Fancy yourself in an Austin Powers brocade Nehru jacket? Can't bear to go on without a Tori Spelling tummy-baring T-shirt?
And how about that drop-dead gorgeous floor on Shannen Doherty's latest TV series?
Yes, that's right--the floor.
According to Sam Baldoni, founder of the ultimate Hollywood merchandise catalog--the online AsSeenin (http://www.asseenin.com), the most sought-after piece in the collection of set furnishings from popular television series is the laminated floor that appears beneath the feet of Doherty and the other witches on the WB's "Charmed."
If you want to be seen in the clothes, the chairs, even the cars you see on TV and in the movies, Baldoni and a handful of other Hollywood entrepreneurs stand ready to sell them to you from one of their new Web sites.

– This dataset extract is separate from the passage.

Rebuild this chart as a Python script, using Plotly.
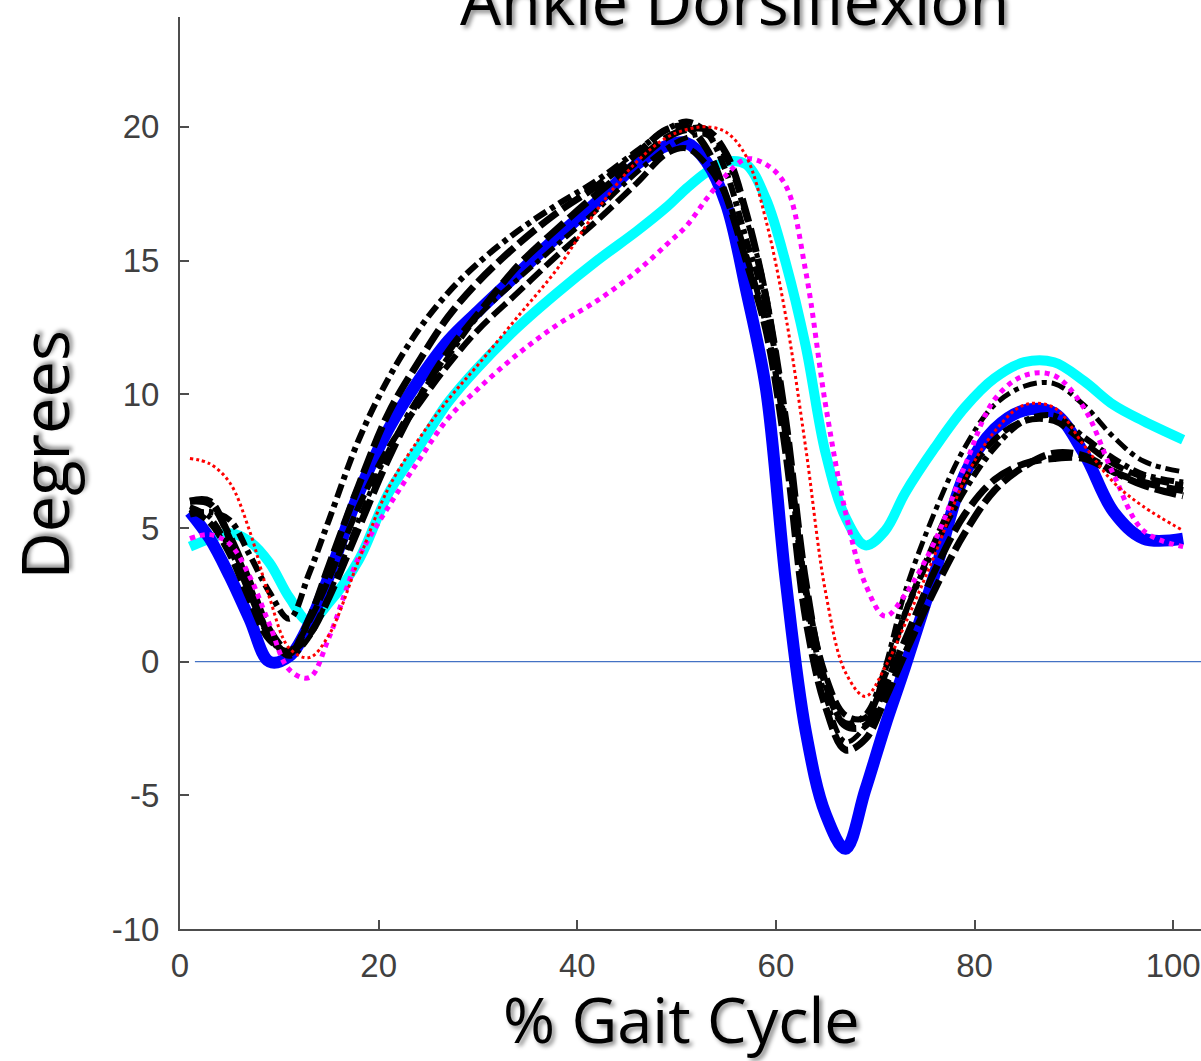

Baldoni, who negotiates production deals for Spelling Television, first came up with the idea of selling items from Spelling sets to defer the costs of making shows such as "7th Heaven," "Beverly Hills 90210" and "Any Day Now." But when he set up a test site for the products in June, he realized there was, as he put it, "a tremendous need" for the service.
Since the launch of the test site, more than 500,000 visitors have stopped by to browse and buy.
"We're getting hits from all over the world--Italy, France, Germany, New Zealand," says Baldoni, "and all without putting out a single press release."
Many AsSeenin shoppers found out about the test site through links from fan pages for "Charmed" and other Spelling productions. But beginning in late September, when the site is fully operational, AsSeenin will add products from dozens of movies and other network TV shows to its retail menu.
Although sales so far have been limited to replicas of the items used on the sets, Baldoni plans to expand the site to include end-of-season auctions of parts of the real sets by next spring. That field already is being mined by other cyber-shopping pioneers, including network soaps such as CBS' Guiding Light (http://www.cbs.com), which is marketing copies of the special bracelet that character Reva Lewis received from her daughter.
Clothes, paintings, even appliances and decorative pillows that made their debuts on movies also are being recycled by budget-conscious studios. New Line Cinema, for example, set up its Web site (http://www.newline.com) to handle the rush of fans hot to buy the cool shades Wesley Snipes wore in "Blade."
New Line also has set up an auction site (http://auction.newline.com) to market movie props and costumes from such hits as "Boogie Nights," "Rush Hour" and "Austin Powers." Among the most popular items from both of New Line's sites is--Do ya dig it, baby?--Austin's male-symbol medallion.
That wasn't quite the sort of item Baldoni had in mind when he envisioned creating a new business selling set pieces, but it was close.
"I'd have to say, what I really wished I could have purchased was the car James Bond drove in his early movies," says the 40-something Baldoni. "But some of those jackets Bond wore--now, they wouldn't look so bad on me."